These are their stories
I was delighted to see Law & Order finally return this week. It is my comfort food, and has kept me company for most of my life. I was one of the annoyed fans who couldn’t believe it when it was cancelled back in 2010. It has returned for season 22, rejoining its spinoff, Law & Order: Special Victims Unit (currently in season 23), which is the longest running police procedural on TV.
The procedural itself is a fantastic artifact of popular culture. It was in the nineteenth century that fiction writers turned to the detective as a subject: first the private detective, later the police officer. Later through broadcast media we got the police procedural genre, which has developed its own tropes and styles, some of them built around the realities of law enforcement and some built from traditional dramatic techniques.
Law enforcement offers a perfect setting for drama. You have people who operate within a hierarchical workplace structure: into which character types can easily be slotted. The nature of detection lends itself to the “case of the week” model. The episode starts with a crime and ends with a perpetrator led off in handcuffs. Creatively, this offers an opportunity for writers to create completely different narratives each week, based around a core set of characters. This combination of novelty and familiarity for audiences has proved to be enduringly popular, and repeated through shows from Dragnet to Murder, She Wrote.
It's also a format for that works wonderfully well with programs that are going to be seen in repeats for years. With no long plot arcs, episodes can be seen in any order, each one offering a self-contained story. I am sure I have seen every episode of Law & Order, some more than once.
Creator Dick Wolf launched multiple related shows from the Law & Order stable. These have included Law & Order: Arrest and Trial (a rare misfire for the franchise, it only lasted a season) Law & Order: Criminal Intent, plus Los Angeles and London offshoots. Of all these, SVU is still running, and a newcomer Law & Order: Organized Crime, started in 2021.
The beauty of Law & Order was always the 50/50 episode split, between the police investigation and the prosecution. The court wrangling was often fascinating - because of the variety of reasons someone can kill. The defendant was sometimes sympathetic, or at least had mitigating factors in their favor.
SVU can’t focus so much on the court issues, because the answer to who did it is always: “some sick pervert”. The viewer has limited patience for the legal machinations of child molesters, or watching a smug defense lawyer get them acquitted on a technicality. Nonetheless, we obviously have a lurid fascination for sex crimes, as tabloids have always known. So the show focuses on the cops and the victims.
This focus on cops has made it a challenge for SVU in recent seasons to address the relationship between the community and the NYPD. It’s a tough needle to thread for a show about police. (But this is a show that also stars Ice-T, who had a hit with “Cop Killer”…). Arguments against “copaganda” are also trickier on a show where literally every villain is a rapist.

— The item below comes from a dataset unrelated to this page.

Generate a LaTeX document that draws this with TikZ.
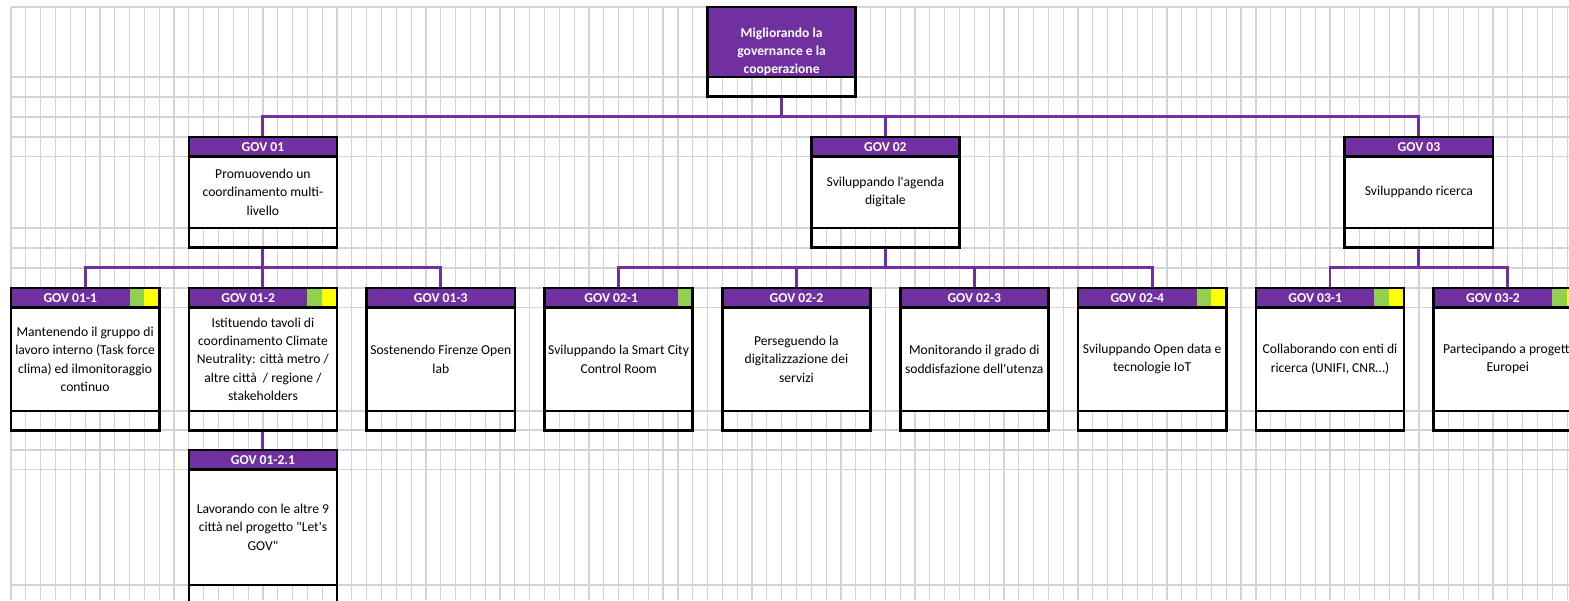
\documentclass[tikz,border=0pt]{standalone}
\usepackage{fontspec}
\setmainfont{Carlito}
\usetikzlibrary{positioning,calc}

\definecolor{govpurple}{RGB}{112,48,160}
\definecolor{okgreen}{RGB}{146,208,80}
\definecolor{warnyellow}{RGB}{255,255,0}
\definecolor{gridgray}{RGB}{212,212,212}
\def\cw{14.82}
\newcommand\govfont{\fontsize{10.2pt}{13.7pt}\selectfont}
\newcommand\onesq{\hspace*{11.1pt}}
\newcommand\twosq{\hspace*{22.2pt}}

\tikzset{
  gridline/.style={draw=gridgray,line width=0.9pt},
  govhead/.style={fill=govpurple,draw=black,line width=2pt,minimum width=111.15pt,
    minimum height=14.6pt,inner sep=0pt,outer sep=0pt,text=white,font=\govfont\bfseries},
  govbody/.style={fill=white,draw=black,line width=2pt,minimum width=111.15pt,
    inner sep=0pt,outer sep=0pt,align=center,font=\govfont},
  govfoot/.style={draw=black,line width=2pt,minimum width=111.15pt,
    minimum height=14.6pt,inner sep=0pt,outer sep=0pt},
  link/.style={draw=govpurple,line width=2.2pt,shorten <=1pt,shorten >=1pt}
}

\begin{document}
\begin{tikzpicture}[x=0.75pt,y=-0.75pt]
  \path[use as bounding box,fill=white] (0,0) rectangle (1569,600);
  % spreadsheet grid
  \foreach \r in {7,77,97,117,137,156.5,228,248,268,288,307.5,411,430,450,469.5,585}
    \draw[gridline] (11,\r) -- (1569,\r);
  \foreach \c in {0,...,105}
    \draw[gridline] ({11+\c*\cw},7) -- ({11+\c*\cw},600);

  % root
  \node[govbody,fill=govpurple,text=white,font=\govfont\bfseries,minimum height=52.5pt,anchor=north west]
    (top) at ({11+47*\cw},7) {\mbox{}\\[8pt]Migliorando la\\governance e la\\cooperazione};
  \node[govfoot,below=0pt of top] (topf) {};

  % level 1
  \node[govhead,anchor=north west] (g1h) at ({11+12*\cw},137) {GOV 01};
  \node[govbody,minimum height=53.6pt,below=0pt of g1h] (g1b) {Promuovendo un\\coordinamento multi-\\livello};
  \node[govfoot,below=0pt of g1b] (g1f) {};
  \node[govhead,anchor=north west] (g2h) at ({11+54*\cw},137) {GOV 02};
  \node[govbody,minimum height=53.6pt,below=0pt of g2h] (g2b) {Sviluppando l\textquotesingle agenda\\digitale};
  \node[govfoot,below=0pt of g2b] (g2f) {};
  \node[govhead,anchor=north west] (g3h) at ({11+90*\cw},137) {GOV 03};
  \node[govbody,minimum height=53.6pt,below=0pt of g3h] (g3b) {Sviluppando ricerca};
  \node[govfoot,below=0pt of g3b] (g3f) {};

  % level 2
  \node[govhead,anchor=north west] (g11h) at ({11+0*\cw},288) {GOV 01-1\twosq};
  \node[govbody,minimum height=77.6pt,below=0pt of g11h] (g11b) {Mantenendo il gruppo di\\lavoro interno (Task force\\clima) ed ilmonitoraggio\\continuo};
  \node[govfoot,below=0pt of g11b] (g11f) {};
  \node[govhead,anchor=north west] (g12h) at ({11+12*\cw},288) {GOV 01-2\twosq};
  \node[govbody,minimum height=77.6pt,below=0pt of g12h] (g12b) {Istituendo tavoli di\\coordinamento Climate\\Neutrality: città metro /\\altre città~ / regione /\\stakeholders};
  \node[govfoot,below=0pt of g12b] (g12f) {};
  \node[govhead,anchor=north west] (g13h) at ({11+24*\cw},288) {GOV 01-3};
  \node[govbody,minimum height=77.6pt,below=0pt of g13h] (g13b) {Sostenendo Firenze Open\\lab};
  \node[govfoot,below=0pt of g13b] (g13f) {};
  \node[govhead,anchor=north west] (g21h) at ({11+36*\cw},288) {GOV 02-1\onesq};
  \node[govbody,minimum height=77.6pt,below=0pt of g21h] (g21b) {Sviluppando la Smart City\\Control Room};
  \node[govfoot,below=0pt of g21b] (g21f) {};
  \node[govhead,anchor=north west] (g22h) at ({11+48*\cw},288) {GOV 02-2};
  \node[govbody,minimum height=77.6pt,below=0pt of g22h] (g22b) {Perseguendo la\\digitalizzazione dei\\servizi};
  \node[govfoot,below=0pt of g22b] (g22f) {};
  \node[govhead,anchor=north west] (g23h) at ({11+60*\cw},288) {GOV 02-3};
  \node[govbody,minimum height=77.6pt,below=0pt of g23h] (g23b) {Monitorando il grado di\\soddisfazione dell\textquotesingle utenza};
  \node[govfoot,below=0pt of g23b] (g23f) {};
  \node[govhead,anchor=north west] (g24h) at ({11+72*\cw},288) {GOV 02-4\twosq};
  \node[govbody,minimum height=77.6pt,below=0pt of g24h] (g24b) {Sviluppando Open data e\\tecnologie IoT};
  \node[govfoot,below=0pt of g24b] (g24f) {};
  \node[govhead,anchor=north west] (g31h) at ({11+84*\cw},288) {GOV 03-1\twosq};
  \node[govbody,minimum height=77.6pt,below=0pt of g31h] (g31b) {Collaborando con enti di\\ricerca (UNIFI, CNR…)};
  \node[govfoot,below=0pt of g31b] (g31f) {};
  \node[govhead,anchor=north west] (g32h) at ({11+96*\cw},288) {GOV 03-2\twosq};
  \node[govbody,minimum height=77.6pt,below=0pt of g32h] (g32b) {Partecipando a progetti\\Europei};
  \node[govfoot,below=0pt of g32b] (g32f) {};

  % level 3
  \node[govhead,anchor=north west] (g121h) at ({11+12*\cw},450) {GOV 01-2.1};
  \node[govbody,minimum height=86.6pt,below=0pt of g121h] (g121b) {Lavorando con le altre 9\\città nel progetto \textquotedbl Let\textquotesingle s\\GOV\textquotedbl};
  \node[govfoot,below=0pt of g121b] (g121f) {};

  % status squares
  \foreach \h in {g11h,g12h,g24h,g31h,g32h} {
    \fill[okgreen] ($(\h.north east)+(-2*\cw,1.3)$) rectangle ($(\h.south east)+(-\cw,-1.3)$);
    \fill[warnyellow] ($(\h.north east)+(-\cw,1.3)$) rectangle ($(\h.south east)+(-1.3,-1.3)$);
  }
  \fill[okgreen] ($(g21h.north east)+(-\cw,1.3)$) rectangle ($(g21h.south east)+(-1.3,-1.3)$);

  % connectors
  \draw[link] (topf.south) -- ++(0,20) -| (g1h.north);
  \draw[link] (topf.south) -- ++(0,20) -| (g2h.north);
  \draw[link] (topf.south) -- ++(0,20) -| (g3h.north);
  \draw[link] (g1f.south) -- ++(0,20) -| (g11h.north);
  \draw[link] (g1f.south) -- ++(0,20) -| (g12h.north);
  \draw[link] (g1f.south) -- ++(0,20) -| (g13h.north);
  \draw[link] (g2f.south) -- ++(0,20) -| (g21h.north);
  \draw[link] (g2f.south) -- ++(0,20) -| (g22h.north);
  \draw[link] (g2f.south) -- ++(0,20) -| (g23h.north);
  \draw[link] (g2f.south) -- ++(0,20) -| (g24h.north);
  \draw[link] (g3f.south) -- ++(0,20) -| (g31h.north);
  \draw[link] (g3f.south) -- ++(0,20) -| (g32h.north);
  \draw[link] (g12f.south) -- (g121h.north);
\end{tikzpicture}
\end{document}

The first episode of the new season of Law & Order involved some acknowledgment of how attitudes to police have changed since 2020 - but that show always had more ambivalence about police, or at least a willingness to show them operating in a grey area (and challenged on it by the lawyers). L&O also didn’t go home with the characters, or encourage us to empathise with them more on a personal level.
SVU does, and how. Olivia Benson is herself a child of stranger-rape. It’s swerved through soapy and ridiculous at times (remember when Captain Cragen woke up next to a dead hooker?). With frosted lenses (on Hargitay), affairs, illegitimate children: at times it’s like Young and the Restless in a police station.
With the original L&O, there were almost no continuing story arcs. Even the death of Claire Kincaid - in a car with Lennie Briscoe - didn’t produce the amount of introspection and on-screen agonising as the various relationship dramas of the detectives on SVU. They stuck to the cases, and that made it stronger. (The major change in structure they made in later seasons was to stop opening with someone finding a body, and instead showed some element of the victim’s life before their death. I never felt this added much: I rather preferred the bickering suburban couple stepping out of a restaurant and onto a corpse, or the sanitation worker who suddenly notices a foot….).
As a historian of crime and policing, I’ve been fascinated by the presentation of urban history in police dramas (I wrote about The Wire and Baltimore for TIME). And a show over this many years has been a real-time account of changing attitudes to crime, to the death penalty, to the role of police.
Law & Order offered a chronicle of New York’s recovery from the crack epidemic through the Giuliani years and Bloomberg years. Now, earlier episodes seem archaic (police officers have to make calls from pay phones, they still have typewriters in the precinct office) but also show how much the city changed over time. So I’m glad to at last have my show back, and look forward to seeing how it continues to track the city.